I was raised by my Tongan mother and my rather complex but loving Palangi father. Dad met mum after his yacht ran aground on a reef and sunk in Fiji while on his way to America and he changed plans and went to Tonga. He brought her back to Manurewa and when my older brother and I came along he brought us up in a Palangi way. He discouraged Mum from teaching us to speak Tongan. He said, “What’s the point when we live in an English speaking country.” He was very old school Palangi. I was naturally left-handed, but at the age of six he didn’t want me to be a “cack-hander” so he made me learn to write and draw with my right hand, which I still use these days. But the Tongan culture was quietly seeping into me.
The walls and ceiling of my bedroom at home were covered in Tongan tapa cloth painted by my maternal grandmother Ema Topeni. The light shade was a bassinette that she had woven. Mum used to sell her own tapa art at the Otara markets and as a teenager I used to paint pieces of tapa myself and sell my works alongside hers. It wasn’t until my Tongan aunty’s funeral when I was 22 that I really felt at home with the Tongan side of my family and my own Tonganness. They spent a week preparing for the funeral and I got really involved in the process and I felt the outpouring of family love and I realised how I’d been missing out on a huge part of who I was all my life. I started to explore my Tongan side and listening to all the stories about my family in Vava’u. I started doing collaborations with my mum.

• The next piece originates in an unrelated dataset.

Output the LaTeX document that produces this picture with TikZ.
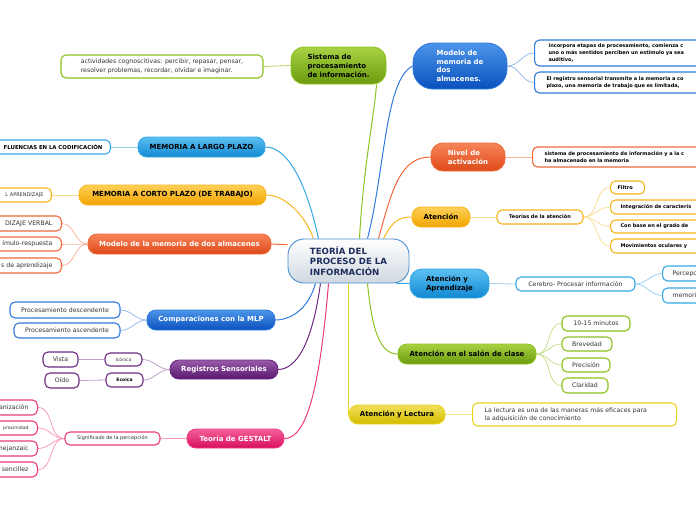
\documentclass[tikz,border=0pt]{standalone}
\usepackage{fontspec}
\setmainfont{DejaVu Sans}
\usetikzlibrary{backgrounds}
\definecolor{gT}{HTML}{A8D242}\definecolor{gB}{HTML}{6A9A0E}\definecolor{gD}{HTML}{8CC21E}
\definecolor{bT}{HTML}{4C95EA}\definecolor{bB}{HTML}{0A50BE}\definecolor{bD}{HTML}{2F7ADB}
\definecolor{rT}{HTML}{F8845A}\definecolor{rB}{HTML}{DD4A1A}\definecolor{rD}{HTML}{F0683A}
\definecolor{oT}{HTML}{FFD058}\definecolor{oB}{HTML}{F0A500}\definecolor{oD}{HTML}{F6B519}
\definecolor{cT}{HTML}{5CC0F2}\definecolor{cB}{HTML}{1089D2}\definecolor{cD}{HTML}{34A7E6}
\definecolor{yT}{HTML}{F0E05A}\definecolor{yB}{HTML}{D4BC00}\definecolor{yD}{HTML}{E8D41E}
\definecolor{pT}{HTML}{9A5AAA}\definecolor{pB}{HTML}{57186C}\definecolor{pD}{HTML}{6C2A82}
\definecolor{kT}{HTML}{F4609A}\definecolor{kB}{HTML}{D80E5C}\definecolor{kD}{HTML}{EE3A80}
\definecolor{navy}{HTML}{1F2D5C}\definecolor{txt}{HTML}{333333}
\definecolor{cenD}{HTML}{4A90D0}\definecolor{cenB}{HTML}{CFD8DF}
\begin{document}
\begin{tikzpicture}[x=1pt,y=-1pt,
  mainbox/.style={draw, line width=0.9pt, rounded corners=9pt, inner sep=0pt, align=center,
     font=\fontsize{7}{9}\selectfont\bfseries},
  gbox/.style={mainbox, top color=gT, bottom color=gB, draw=gD},
  bbox/.style={mainbox, top color=bT, bottom color=bB, draw=bD, text=white},
  rbox/.style={mainbox, top color=rT, bottom color=rB, draw=rD, text=white},
  obox/.style={mainbox, top color=oT, bottom color=oB, draw=oD},
  cybox/.style={mainbox, top color=cT, bottom color=cB, draw=cD},
  ybox/.style={mainbox, top color=yT, bottom color=yB, draw=yD},
  pbox/.style={mainbox, top color=pT, bottom color=pB, draw=pD, text=white},
  kbox/.style={mainbox, top color=kT, bottom color=kB, draw=kD, text=white},
  cbox/.style={draw=#1, fill=white, line width=1.1pt, rounded corners=5pt, inner sep=0pt, text=txt},
  fsix/.style={font=\fontsize{6.2}{8.5}\selectfont},
  ffiveb/.style={font=\fontsize{5}{7}\selectfont\bfseries, text=black},
  ffive/.style={font=\fontsize{5}{7}\selectfont},
  ffour/.style={font=\fontsize{4.5}{6}\selectfont},
  mline/.style={line width=1pt},
  sline/.style={line width=0.8pt}
]
\useasboundingbox (0,0) rectangle (696,520);
\clip (0,0) rectangle (696,520);

% central
\node[draw=cenD, line width=0.9pt, top color=white, bottom color=cenB, rounded corners=16pt,
  minimum width=121pt, minimum height=44pt, inner sep=0pt, align=left, text=navy,
  font=\fontsize{8.6}{10.8}\selectfont\bfseries] (central) at (348.5,261) {TEORÍA DEL\\PROCESO DE LA\\INFORMACIÓN};

% main nodes
\node[gbox, rounded corners=13pt, minimum width=95pt, minimum height=37pt, align=left] (sistema) at (338.5,65.5) {Sistema de\\procesamiento\\de información.};
\node[bbox, rounded corners=20pt, minimum width=94pt, minimum height=46pt, align=left, font=\fontsize{7}{8.7}\selectfont\bfseries] (modelo) at (460,66) {Modelo de\\memoria de\\dos\\almacenes.};
\node[rbox, rounded corners=12pt, minimum width=74pt, minimum height=28pt, align=left] (nivel) at (468,157) {Nivel de\\activación};
\node[obox, minimum width=58pt, minimum height=20pt] (atencion) at (441,217) {Atención};
\node[cybox, rounded corners=12pt, minimum width=79pt, minimum height=29pt, align=left] (aprend) at (449.5,283.5) {Atención y\\Aprendizaje};
\node[gbox, minimum width=138pt, minimum height=20pt] (salon) at (467,354) {Atención en el salón de clase};
\node[ybox, minimum width=96pt, minimum height=19pt] (lectura) at (397,414.5) {Atención y Lectura};
\node[cybox, minimum width=127pt, minimum height=20pt] (largo) at (201.5,147) {MEMORIA A LARGO PLAZO};
\node[obox, minimum width=187pt, minimum height=20pt] (corto) at (172.5,195) {MEMORIA A CORTO PLAZO (DE TRABAJO)};
\node[rbox, minimum width=183pt, minimum height=20pt] (modmem) at (179.5,244) {Modelo de la memoria de dos almacenes};
\node[bbox, minimum width=128pt, minimum height=20pt] (compar) at (211,320) {Comparaciones con la MLP};
\node[pbox, minimum width=108pt, minimum height=19pt] (registros) at (224,369.5) {Registros Sensoriales};
\node[kbox, minimum width=97pt, minimum height=19pt] (gestalt) at (235.5,438.5) {Teoría de GESTALT};

% children right side
\node[cbox=gD, fsix, minimum width=202pt, minimum height=23pt, align=left] (act) at (162,66.5) {actividades cognoscitivas: percibir, repasar, pensar,\\resolver problemas, recordar, olvidar e imaginar.};
\node[cbox=bD, ffiveb, anchor=west, text width=200pt, inner xsep=14pt, minimum height=26pt, align=left] (mod1) at (534,53) {incorpora etapas de procesamiento, comienza c\\uno o más sentidos perciben un estimulo ya sea\\auditivo,};
\node[cbox=bD, ffiveb, anchor=west, text width=200pt, inner xsep=12pt, minimum height=21pt, align=left] (mod2) at (534,82.5) {El registro sensorial transmite a la memoria a co\\plazo, una memoria de trabajo que es limitada,};
\node[cbox=rD, ffiveb, anchor=west, text width=200pt, inner xsep=12pt, minimum height=20pt, align=left] (niv1) at (532,157) {sistema de procesamiento de información y a la c\\ha almacenado en la memoria};
\node[cbox=oD, ffiveb, minimum width=86pt, minimum height=14pt] (teorias) at (540,217) {Teorías de la atención};
\node[cbox=oD, ffiveb, anchor=west, text width=20pt, inner xsep=7pt, minimum height=13pt, align=left] (filtro) at (610,187.5) {Filtro};
\node[cbox=oD, ffiveb, anchor=west, text width=200pt, inner xsep=10pt, minimum height=14pt, align=left] (integ) at (610,207) {Integración de caracterís};
\node[cbox=oD, ffiveb, anchor=west, text width=200pt, inner xsep=10pt, minimum height=13pt, align=left] (conbase) at (610,226.5) {Con base en el grado de};
\node[cbox=oD, ffiveb, anchor=west, text width=200pt, inner xsep=10pt, minimum height=14pt, align=left] (movim) at (610,246) {Movimientos oculares y};
\node[cbox=cD, fsix, minimum width=119pt, minimum height=14pt] (cerebro) at (575.5,284) {Cerebro- Procesar información};
\node[cbox=cD, fsix, anchor=west, text width=100pt, inner xsep=10pt, minimum height=15pt, align=left] (percep) at (662,273.5) {Percepc};
\node[cbox=cD, fsix, anchor=west, text width=100pt, inner xsep=10pt, minimum height=15pt, align=left] (memori) at (662,295.5) {memori};
\node[cbox=gD, fsix, minimum width=68pt, minimum height=15pt] (minutos) at (596,323.5) {10-15 minutos};
\node[cbox=gD, fsix, minimum width=50pt, minimum height=14pt] (brev) at (587,344) {Brevedad};
\node[cbox=gD, fsix, minimum width=48pt, minimum height=14pt] (prec) at (586,365) {Precisión};
\node[cbox=gD, fsix, minimum width=46pt, minimum height=15pt] (clar) at (585,385.5) {Claridad};
\node[cbox=yD, fsix, anchor=west, text width=180pt, inner xsep=12pt, minimum height=23pt, align=left] (lect1) at (472,414.5) {La lectura es una de las maneras más eficaces para\\la adquisición de conocimiento};

% children left side
\node[cbox=cD, font=\fontsize{5.4}{7}\selectfont\bfseries, text=black, anchor=east, text width=150pt, inner xsep=8pt, minimum height=14pt, align=right] (influ) at (111,147) {FLUENCIAS EN LA CODIFICACIÓN};
\node[cbox=oD, ffive, anchor=east, text width=100pt, inner xsep=8pt, minimum height=14pt, align=right] (apr) at (52,195) {L APRENDIZAJE};
\node[cbox=rD, fsix, anchor=east, text width=100pt, inner xsep=9pt, minimum height=15pt, align=right] (verbal) at (62,223.5) {DIZAJE VERBAL};
\node[cbox=rD, fsix, anchor=east, text width=100pt, inner xsep=9pt, minimum height=14pt, align=right] (estim) at (62,244) {ímulo-respuesta};
\node[cbox=rD, fsix, anchor=east, text width=100pt, inner xsep=9pt, minimum height=15pt, align=right] (tipos) at (62,265.5) {s de aprendizaje};
\node[cbox=bD, fsix, minimum width=110pt, minimum height=16pt] (desc) at (65,310) {Procesamiento descendente};
\node[cbox=bD, fsix, minimum width=106pt, minimum height=15pt] (asc) at (67,330.5) {Procesamiento ascendente};
\node[cbox=pD, ffour, minimum width=37pt, minimum height=13pt] (iconica) at (123.5,359.5) {Icónica};
\node[cbox=pD, ffour, font=\fontsize{4.5}{6}\selectfont\bfseries, text=black, minimum width=37pt, minimum height=14pt] (ecoica) at (124.5,380) {Ecoica};
\node[cbox=pD, fsix, minimum width=35pt, minimum height=15pt] (vista) at (60.5,359.5) {Vista};
\node[cbox=pD, fsix, minimum width=34pt, minimum height=15pt] (oido) at (62,380.5) {Oído};
\node[cbox=kD, ffive, minimum width=95pt, minimum height=13pt] (signif) at (112.5,438.5) {Significado de la percepción};
\node[cbox=kD, fsix, anchor=east, text width=100pt, inner xsep=9pt, minimum height=15pt, align=right] (g1) at (38,407.5) {anización};
\node[cbox=kD, ffour, anchor=east, text width=100pt, inner xsep=9pt, minimum height=14pt, align=right] (g2) at (38,428) {proximidad};
\node[cbox=kD, fsix, anchor=east, text width=100pt, inner xsep=9pt, minimum height=15pt, align=right] (g3) at (38,448.5) {mejanzaic};
\node[cbox=kD, fsix, anchor=east, text width=100pt, inner xsep=9pt, minimum height=15pt, align=right] (g4) at (38,469.5) {sencillez};

\begin{pgfonlayer}{background}
% main connectors
\draw[mline, gD] ([xshift=11pt]central.north) .. controls (363,170) and (375,110) .. ([xshift=38pt]sistema.south);
\draw[mline, bD] ([xshift=19pt]central.north) .. controls (385,170) and (385,80) .. (modelo.west);
\draw[mline, rD] ([xshift=30pt]central.north) .. controls (392,190) and (400,157) .. (nivel.west);
\draw[mline, oD] ([xshift=35pt]central.north) .. controls (392,222) and (398,217) .. (atencion.west);
\draw[mline, cD] ([xshift=-13pt]central.south east) -- (aprend.west);
\draw[mline, gD] ([xshift=19pt]central.south) .. controls (372,330) and (380,354) .. (salon.west);
\draw[mline, yD] (central.south) -- (central.south |- lectura.west);
\draw[mline, cD] ([xshift=-30pt]central.north) .. controls (308,190) and (290,147) .. (largo.east);
\draw[mline, oD] ([xshift=-35pt]central.north) .. controls (305,215) and (285,195) .. (corto.east);
\draw[mline, rD] (central.165) -- (modmem.east);
\draw[mline, bD] ([xshift=-33pt]central.south) .. controls (308,310) and (290,320) .. (compar.east);
\draw[mline, pD] ([xshift=-28pt]central.south) .. controls (312,345) and (296,369) .. (registros.east);
\draw[mline, kD] ([xshift=-20pt]central.south) .. controls (318,410) and (302,438) .. (gestalt.east);
% child connectors
\draw[sline, gD!70] (sistema.west) -- (act.east);
\draw[sline, bD!50] (modelo.east) to[out=0,in=180] (mod1.west);
\draw[sline, bD!50] (modelo.east) to[out=0,in=180] (mod2.west);
\draw[sline, rD!50] (nivel.east) -- (niv1.west);
\draw[sline, oD!50] (atencion.east) -- (teorias.west);
\foreach \c in {filtro,integ,conbase,movim}
  \draw[sline, oD!45] (teorias.east) to[out=0,in=180] (\c.west);
\draw[sline, cD!50] (aprend.east) -- (cerebro.west);
\foreach \c in {percep,memori}
  \draw[sline, cD!50] (cerebro.east) to[out=0,in=180] (\c.west);
\foreach \c in {minutos,brev,prec,clar}
  \draw[sline, gD!50] (salon.east) to[out=0,in=180] (\c.west);
\draw[sline, yD!50] (lectura.east) -- (lect1.west);
\draw[sline, cD!50] (largo.west) -- (influ.east);
\draw[sline, oD!50] (corto.west) -- (apr.east);
\foreach \c in {verbal,estim,tipos}
  \draw[sline, rD!50] (modmem.west) to[out=180,in=0] (\c.east);
\foreach \c in {desc,asc}
  \draw[sline, bD!50] (compar.west) to[out=180,in=0] (\c.east);
\foreach \c in {iconica,ecoica}
  \draw[sline, pD!45] (registros.west) to[out=180,in=0] (\c.east);
\draw[sline, pD!45] (iconica.west) -- (vista.east);
\draw[sline, pD!45] (ecoica.west) -- (oido.east);
\draw[sline, kD!50] (gestalt.west) -- (signif.east);
\foreach \c in {g1,g2,g3,g4}
  \draw[sline, kD!50] (signif.west) to[out=180,in=0] (\c.east);
\end{pgfonlayer}
\end{tikzpicture}
\end{document}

Who or what is your biggest inspiration and why?
I don’t have a favourite painter but I do like the artist Rita Angus and her amazing, detailed portrait paintings. And I was going say my biggest inspiration is my family and the things I’m surrounded by, but it is pretty obvious it is my mother! I look at her like she is a super woman with an enormous kind heart. I have great admiration for her. She was raised on an Island in the middle of the ocean with no electricity, living and doing everything the natural way. Then she married my palangi father in Tonga, then came to New Zealand and adapted well to a completely different way and society.
What do you have coming up that we could check out?
https://ceac.org.nz/exhibitions/under-the-same-laa 14th Dec - 10th feb 2019
If you are in London, I have some work in Gallery X at the Royal Academy of Arts running alongside the Oceania show, that is up for sale and I’ll be in London to check everything out with mum, between 27 Nov- 1st Dec. If you are there, then holla!